** Start **

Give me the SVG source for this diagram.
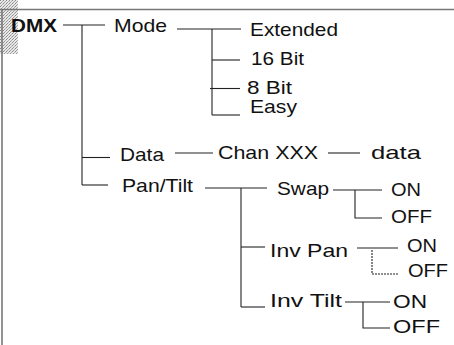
<svg xmlns="http://www.w3.org/2000/svg" width="454" height="345" viewBox="0 0 454 345">
<defs>
<pattern id="dots" width="3" height="3" patternUnits="userSpaceOnUse">
<rect width="3" height="3" fill="#e8e8e8"/>
<rect x="0" y="0" width="1" height="1" fill="#888"/>
<rect x="2" y="1" width="1" height="1" fill="#aaa"/>
<rect x="1" y="2" width="1" height="1" fill="#999"/>
</pattern>
</defs>
<style>
text{font-family:"Liberation Sans",Arial,sans-serif;font-size:19px;fill:#111}
.b{font-weight:bold}
.c line,.c polyline{stroke:#222;stroke-width:1.1;fill:none}
.frame{stroke:#777;stroke-width:1.6;fill:none}
</style>
<rect x="0" y="0" width="18" height="54" fill="url(#dots)"/>
<line class="frame" x1="0" y1="9.5" x2="454" y2="9.5"/>
<line class="frame" x1="2" y1="9.5" x2="2" y2="345"/>
<g class="c" id="connectors">
<line x1="63" y1="25" x2="105" y2="25"/>
<line x1="82" y1="25" x2="82" y2="185"/>
<line x1="82" y1="157.5" x2="110" y2="157.5"/>
<line x1="82" y1="185" x2="108" y2="185"/>
<line x1="177" y1="29" x2="241" y2="29"/>
<line x1="212" y1="29" x2="212" y2="115"/>
<line x1="212" y1="60" x2="240" y2="60"/>
<line x1="210" y1="88.5" x2="240" y2="88.5"/>
<line x1="212" y1="115" x2="240" y2="115"/>
<line x1="175" y1="153" x2="213" y2="153"/>
<line x1="328" y1="153" x2="360" y2="153"/>
<line x1="205" y1="188" x2="267" y2="188"/>
<line x1="241" y1="188" x2="241" y2="307"/>
<line x1="241" y1="247" x2="265" y2="247"/>
<line x1="241" y1="307" x2="265" y2="307"/>
<line x1="333" y1="190" x2="382" y2="190"/>
<polyline points="355,190 355,218 382,218"/>
<line x1="357" y1="248" x2="398" y2="248"/>
<polyline points="372,250 372,274 398,274" stroke-dasharray="2,1"/>
<line x1="345" y1="302" x2="390" y2="302"/>
<polyline points="363,302 363,328 390,328"/>
</g>
<g id="dmx"><text class="b" x="11" y="32" textLength="46" lengthAdjust="spacingAndGlyphs">DMX</text></g>
<g id="mode"><text x="114" y="32" textLength="53" lengthAdjust="spacingAndGlyphs">Mode</text></g>
<g id="extended"><text x="250" y="36" textLength="88" lengthAdjust="spacingAndGlyphs">Extended</text></g>
<g id="bit16"><text x="251" y="65" textLength="53" lengthAdjust="spacingAndGlyphs">16 Bit</text></g>
<g id="bit8"><text x="247" y="94" textLength="45" lengthAdjust="spacingAndGlyphs">8 Bit</text></g>
<g id="easy"><text x="250" y="113" textLength="47" lengthAdjust="spacingAndGlyphs">Easy</text></g>
<g id="data"><text x="120" y="161" textLength="44" lengthAdjust="spacingAndGlyphs">Data</text></g>
<g id="chan"><text x="218" y="159" textLength="100" lengthAdjust="spacingAndGlyphs">Chan XXX</text></g>
<g id="datav"><text x="371" y="159" textLength="50" lengthAdjust="spacingAndGlyphs">data</text></g>
<g id="pantilt"><text x="122" y="192" textLength="71" lengthAdjust="spacingAndGlyphs">Pan/Tilt</text></g>
<g id="swap"><text x="277" y="195" textLength="52" lengthAdjust="spacingAndGlyphs">Swap</text></g>
<g id="swap-on"><text x="391" y="196" textLength="30" lengthAdjust="spacingAndGlyphs">ON</text></g>
<g id="swap-off"><text x="391" y="223" textLength="41" lengthAdjust="spacingAndGlyphs">OFF</text></g>
<g id="invpan"><text x="270" y="257" textLength="78" lengthAdjust="spacingAndGlyphs">Inv Pan</text></g>
<g id="invpan-on"><text x="407" y="252" textLength="30" lengthAdjust="spacingAndGlyphs">ON</text></g>
<g id="invpan-off"><text x="408" y="277" textLength="40" lengthAdjust="spacingAndGlyphs">OFF</text></g>
<g id="invtilt"><text x="270" y="307" textLength="72" lengthAdjust="spacingAndGlyphs">Inv Tilt</text></g>
<g id="invtilt-on"><text x="393" y="308" textLength="34" lengthAdjust="spacingAndGlyphs">ON</text></g>
<g id="invtilt-off"><text x="393" y="333" textLength="47" lengthAdjust="spacingAndGlyphs">OFF</text></g>
</svg>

** End **

Exclude the pictures. Write out the remaining data exactly.

Give me the SVG source for this diagram.
<svg xmlns="http://www.w3.org/2000/svg" width="454" height="345" viewBox="0 0 454 345">
<defs>
<pattern id="dots" width="3" height="3" patternUnits="userSpaceOnUse">
<rect width="3" height="3" fill="#e8e8e8"/>
<rect x="0" y="0" width="1" height="1" fill="#888"/>
<rect x="2" y="1" width="1" height="1" fill="#aaa"/>
<rect x="1" y="2" width="1" height="1" fill="#999"/>
</pattern>
</defs>
<style>
text{font-family:"Liberation Sans",Arial,sans-serif;font-size:19px;fill:#111}
.b{font-weight:bold}
.c line,.c polyline{stroke:#222;stroke-width:1.1;fill:none}
.frame{stroke:#777;stroke-width:1.6;fill:none}
</style>
<rect x="0" y="0" width="18" height="54" fill="url(#dots)"/>
<line class="frame" x1="0" y1="9.5" x2="454" y2="9.5"/>
<line class="frame" x1="2" y1="9.5" x2="2" y2="345"/>
<g class="c" id="connectors">
<line x1="63" y1="25" x2="105" y2="25"/>
<line x1="82" y1="25" x2="82" y2="185"/>
<line x1="82" y1="157.5" x2="110" y2="157.5"/>
<line x1="82" y1="185" x2="108" y2="185"/>
<line x1="177" y1="29" x2="241" y2="29"/>
<line x1="212" y1="29" x2="212" y2="115"/>
<line x1="212" y1="60" x2="240" y2="60"/>
<line x1="210" y1="88.5" x2="240" y2="88.5"/>
<line x1="212" y1="115" x2="240" y2="115"/>
<line x1="175" y1="153" x2="213" y2="153"/>
<line x1="328" y1="153" x2="360" y2="153"/>
<line x1="205" y1="188" x2="267" y2="188"/>
<line x1="241" y1="188" x2="241" y2="307"/>
<line x1="241" y1="247" x2="265" y2="247"/>
<line x1="241" y1="307" x2="265" y2="307"/>
<line x1="333" y1="190" x2="382" y2="190"/>
<polyline points="355,190 355,218 382,218"/>
<line x1="357" y1="248" x2="398" y2="248"/>
<polyline points="372,250 372,274 398,274" stroke-dasharray="2,1"/>
<line x1="345" y1="302" x2="390" y2="302"/>
<polyline points="363,302 363,328 390,328"/>
</g>
<g id="dmx"><text class="b" x="11" y="32" textLength="46" lengthAdjust="spacingAndGlyphs">DMX</text></g>
<g id="mode"><text x="114" y="32" textLength="53" lengthAdjust="spacingAndGlyphs">Mode</text></g>
<g id="extended"><text x="250" y="36" textLength="88" lengthAdjust="spacingAndGlyphs">Extended</text></g>
<g id="bit16"><text x="251" y="65" textLength="53" lengthAdjust="spacingAndGlyphs">16 Bit</text></g>
<g id="bit8"><text x="247" y="94" textLength="45" lengthAdjust="spacingAndGlyphs">8 Bit</text></g>
<g id="easy"><text x="250" y="113" textLength="47" lengthAdjust="spacingAndGlyphs">Easy</text></g>
<g id="data"><text x="120" y="161" textLength="44" lengthAdjust="spacingAndGlyphs">Data</text></g>
<g id="chan"><text x="218" y="159" textLength="100" lengthAdjust="spacingAndGlyphs">Chan XXX</text></g>
<g id="datav"><text x="371" y="159" textLength="50" lengthAdjust="spacingAndGlyphs">data</text></g>
<g id="pantilt"><text x="122" y="192" textLength="71" lengthAdjust="spacingAndGlyphs">Pan/Tilt</text></g>
<g id="swap"><text x="277" y="195" textLength="52" lengthAdjust="spacingAndGlyphs">Swap</text></g>
<g id="swap-on"><text x="391" y="196" textLength="30" lengthAdjust="spacingAndGlyphs">ON</text></g>
<g id="swap-off"><text x="391" y="223" textLength="41" lengthAdjust="spacingAndGlyphs">OFF</text></g>
<g id="invpan"><text x="270" y="257" textLength="78" lengthAdjust="spacingAndGlyphs">Inv Pan</text></g>
<g id="invpan-on"><text x="407" y="252" textLength="30" lengthAdjust="spacingAndGlyphs">ON</text></g>
<g id="invpan-off"><text x="408" y="277" textLength="40" lengthAdjust="spacingAndGlyphs">OFF</text></g>
<g id="invtilt"><text x="270" y="307" textLength="72" lengthAdjust="spacingAndGlyphs">Inv Tilt</text></g>
<g id="invtilt-on"><text x="393" y="308" textLength="34" lengthAdjust="spacingAndGlyphs">ON</text></g>
<g id="invtilt-off"><text x="393" y="333" textLength="47" lengthAdjust="spacingAndGlyphs">OFF</text></g>
</svg>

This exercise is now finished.